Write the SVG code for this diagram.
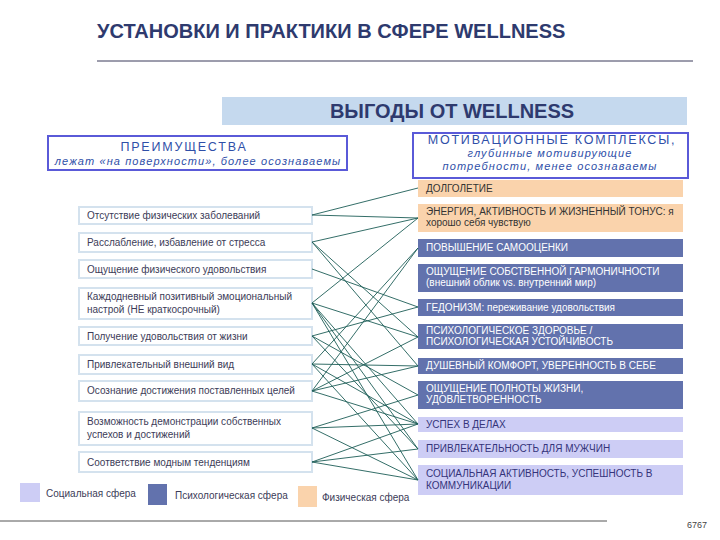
<svg xmlns="http://www.w3.org/2000/svg" width="720" height="540" viewBox="0 0 720 540">
<style>
text{font-family:"Liberation Sans",Arial,sans-serif}
.title{font-size:20px;font-weight:bold;fill:#2e3a6e}
.hdr{font-size:12.5px;letter-spacing:1.8px;fill:#2f4fa8}
.hdri{font-size:11px;font-style:italic;letter-spacing:1.1px;fill:#2f4fa8}
.lbox{fill:#ffffff;stroke:#d4e2ee;stroke-width:2}
.lt{font-size:10px;fill:#3c3c58}
.peach{fill:#fad3ac}
.dark{fill:#6272ad}
.lav{fill:#cdcdf5}
.tp{font-size:10px;fill:#333333}
.td{font-size:10px;fill:#ffffff}
.tl{font-size:10px;fill:#34347a}
.cn line{stroke:#1d5d57;stroke-width:0.9}
.leg{font-size:10px;fill:#3c3c58}
</style>
<rect width="720" height="540" fill="#ffffff"/>
<g id="title">
<text class="title" x="97" y="38">УСТАНОВКИ И ПРАКТИКИ В СФЕРЕ WELLNESS</text>
<line x1="97" y1="61" x2="693" y2="61" stroke="#3a3a5a" stroke-width="1"/>
</g>
<g id="benefits-header">
<rect x="222" y="97" width="465" height="28" fill="#c5d9ee"/>
<text class="title" x="452" y="118" text-anchor="middle">ВЫГОДЫ ОТ WELLNESS</text>
</g>
<g id="advantages-header">
<rect x="48" y="136" width="299" height="34" fill="#ffffff" stroke="#5a5ad8" stroke-width="2"/>
<text class="hdr" x="184" y="151" text-anchor="middle">ПРЕИМУЩЕСТВА</text>
<text class="hdri" x="198" y="165" text-anchor="middle">лежат «на поверхности», более осознаваемы</text>
</g>
<g id="motives-header">
<rect x="413" y="133" width="275" height="45" fill="#ffffff" stroke="#5a5ad8" stroke-width="2"/>
<text class="hdr" x="552" y="144" text-anchor="middle">МОТИВАЦИОННЫЕ КОМПЛЕКСЫ,</text>
<text class="hdri" x="550" y="157" text-anchor="middle">глубинные мотивирующие</text>
<text class="hdri" x="550" y="170" text-anchor="middle">потребности, менее осознаваемы</text>
</g>
<g id="left">
<g id="L1"><rect class="lbox" x="79" y="207" width="233" height="17"/><text class="lt" x="87" y="219">Отсутствие физических заболеваний</text></g>
<g id="L2"><rect class="lbox" x="79" y="233" width="233" height="19"/><text class="lt" x="87" y="246">Расслабление, избавление от стресса</text></g>
<g id="L3"><rect class="lbox" x="79" y="260" width="233" height="18"/><text class="lt" x="87" y="273">Ощущение физического удовольствия</text></g>
<g id="L4"><rect class="lbox" x="79" y="288" width="233" height="31"/><text class="lt" x="87" y="300">Каждодневный позитивный эмоциональный</text><text class="lt" x="87" y="313">настрой (НЕ краткосрочный)</text></g>
<g id="L5"><rect class="lbox" x="79" y="327" width="233" height="18"/><text class="lt" x="87" y="340">Получение удовольствия от жизни</text></g>
<g id="L6"><rect class="lbox" x="79" y="355" width="233" height="19"/><text class="lt" x="87" y="368">Привлекательный внешний вид</text></g>
<g id="L7"><rect class="lbox" x="79" y="381" width="233" height="20"/><text class="lt" x="87" y="394">Осознание достижения поставленных целей</text></g>
<g id="L8"><rect class="lbox" x="79" y="412" width="233" height="33"/><text class="lt" x="87" y="425">Возможность демонстрации собственных</text><text class="lt" x="87" y="438">успехов и достижений</text></g>
<g id="L9"><rect class="lbox" x="79" y="452" width="233" height="20"/><text class="lt" x="87" y="466">Соответствие модным тенденциям</text></g>
</g>
<g id="right">
<g id="R1"><rect class="peach" x="418" y="180" width="265" height="17"/><text class="tp" x="426" y="192">ДОЛГОЛЕТИЕ</text></g>
<g id="R2"><rect class="peach" x="418" y="204" width="265" height="28"/><text class="tp" x="426" y="215">ЭНЕРГИЯ, АКТИВНОСТЬ И ЖИЗНЕННЫЙ ТОНУС: я</text><text class="tp" x="426" y="226">хорошо себя чувствую</text></g>
<g id="R3"><rect class="dark" x="418" y="239" width="265" height="18"/><text class="td" x="426" y="251">ПОВЫШЕНИЕ САМООЦЕНКИ</text></g>
<g id="R4"><rect class="dark" x="418" y="264" width="265" height="28"/><text class="td" x="426" y="275">ОЩУЩЕНИЕ СОБСТВЕННОЙ ГАРМОНИЧНОСТИ</text><text class="td" x="426" y="286">(внешний облик vs. внутренний мир)</text></g>
<g id="R5"><rect class="dark" x="418" y="299" width="265" height="17"/><text class="td" x="426" y="311">ГЕДОНИЗМ: переживание удовольствия</text></g>
<g id="R6"><rect class="dark" x="418" y="324" width="265" height="25"/><text class="td" x="426" y="334">ПСИХОЛОГИЧЕСКОЕ ЗДОРОВЬЕ /</text><text class="td" x="426" y="345">ПСИХОЛОГИЧЕСКАЯ УСТОЙЧИВОСТЬ</text></g>
<g id="R7"><rect class="dark" x="418" y="358" width="265" height="16"/><text class="td" x="426" y="369">ДУШЕВНЫЙ КОМФОРТ, УВЕРЕННОСТЬ В СЕБЕ</text></g>
<g id="R8"><rect class="dark" x="418" y="381" width="265" height="28"/><text class="td" x="426" y="392">ОЩУЩЕНИЕ ПОЛНОТЫ ЖИЗНИ,</text><text class="td" x="426" y="403">УДОВЛЕТВОРЕННОСТЬ</text></g>
<g id="R9"><rect class="lav" x="418" y="417" width="265" height="15"/><text class="tl" x="426" y="428">УСПЕХ В ДЕЛАХ</text></g>
<g id="R10"><rect class="lav" x="418" y="440" width="265" height="18"/><text class="tl" x="426" y="452">ПРИВЛЕКАТЕЛЬНОСТЬ ДЛЯ МУЖЧИН</text></g>
<g id="R11"><rect class="lav" x="418" y="465" width="265" height="30"/><text class="tl" x="426" y="477">СОЦИАЛЬНАЯ АКТИВНОСТЬ, УСПЕШНОСТЬ В</text><text class="tl" x="426" y="489">КОММУНИКАЦИИ</text></g>
</g>
<g id="connectors" class="cn">
<line x1="312" y1="215" x2="418" y2="188"/>
<line x1="312" y1="215" x2="418" y2="218"/>
<line x1="312" y1="242" x2="418" y2="218"/>
<line x1="312" y1="242" x2="418" y2="337"/>
<line x1="312" y1="242" x2="418" y2="366"/>
<line x1="312" y1="269" x2="418" y2="307"/>
<line x1="312" y1="303" x2="418" y2="218"/>
<line x1="312" y1="303" x2="418" y2="337"/>
<line x1="312" y1="303" x2="418" y2="424"/>
<line x1="312" y1="303" x2="418" y2="449"/>
<line x1="312" y1="303" x2="418" y2="480"/>
<line x1="312" y1="336" x2="418" y2="307"/>
<line x1="312" y1="336" x2="418" y2="395"/>
<line x1="312" y1="336" x2="418" y2="449"/>
<line x1="312" y1="364" x2="418" y2="248"/>
<line x1="312" y1="364" x2="418" y2="366"/>
<line x1="312" y1="364" x2="418" y2="424"/>
<line x1="312" y1="364" x2="418" y2="480"/>
<line x1="312" y1="391" x2="418" y2="248"/>
<line x1="312" y1="391" x2="418" y2="337"/>
<line x1="312" y1="391" x2="418" y2="366"/>
<line x1="312" y1="391" x2="418" y2="424"/>
<line x1="312" y1="428" x2="418" y2="395"/>
<line x1="312" y1="428" x2="418" y2="424"/>
<line x1="312" y1="428" x2="418" y2="480"/>
<line x1="312" y1="462" x2="418" y2="424"/>
<line x1="312" y1="462" x2="418" y2="449"/>
<line x1="312" y1="462" x2="418" y2="480"/>
</g>
<g id="legend">
<rect class="lav" x="20" y="483" width="20" height="19"/>
<text class="leg" x="46" y="497">Социальная сфера</text>
<rect class="dark" x="148" y="484" width="19" height="21"/>
<text class="leg" x="175" y="499">Психологическая сфера</text>
<rect class="peach" x="298" y="486" width="19" height="21"/>
<text class="leg" x="322" y="501">Физическая сфера</text>
</g>
<g id="footer">
<line x1="0" y1="521" x2="607" y2="521" stroke="#555555" stroke-width="1"/>
<text x="707" y="528" font-size="9" fill="#444444" text-anchor="end">6767</text>
</g>
</svg>
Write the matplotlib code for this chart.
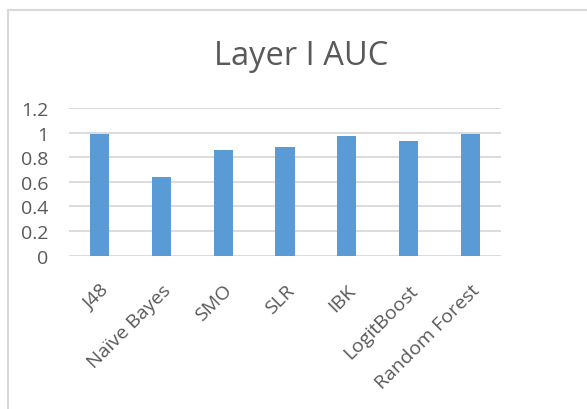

▶ [EXERCISE AIM]:
Going through the entries above, report how many lines include the string "Write". The number alone is the answer.

▶ [IN RESPONSE]:
2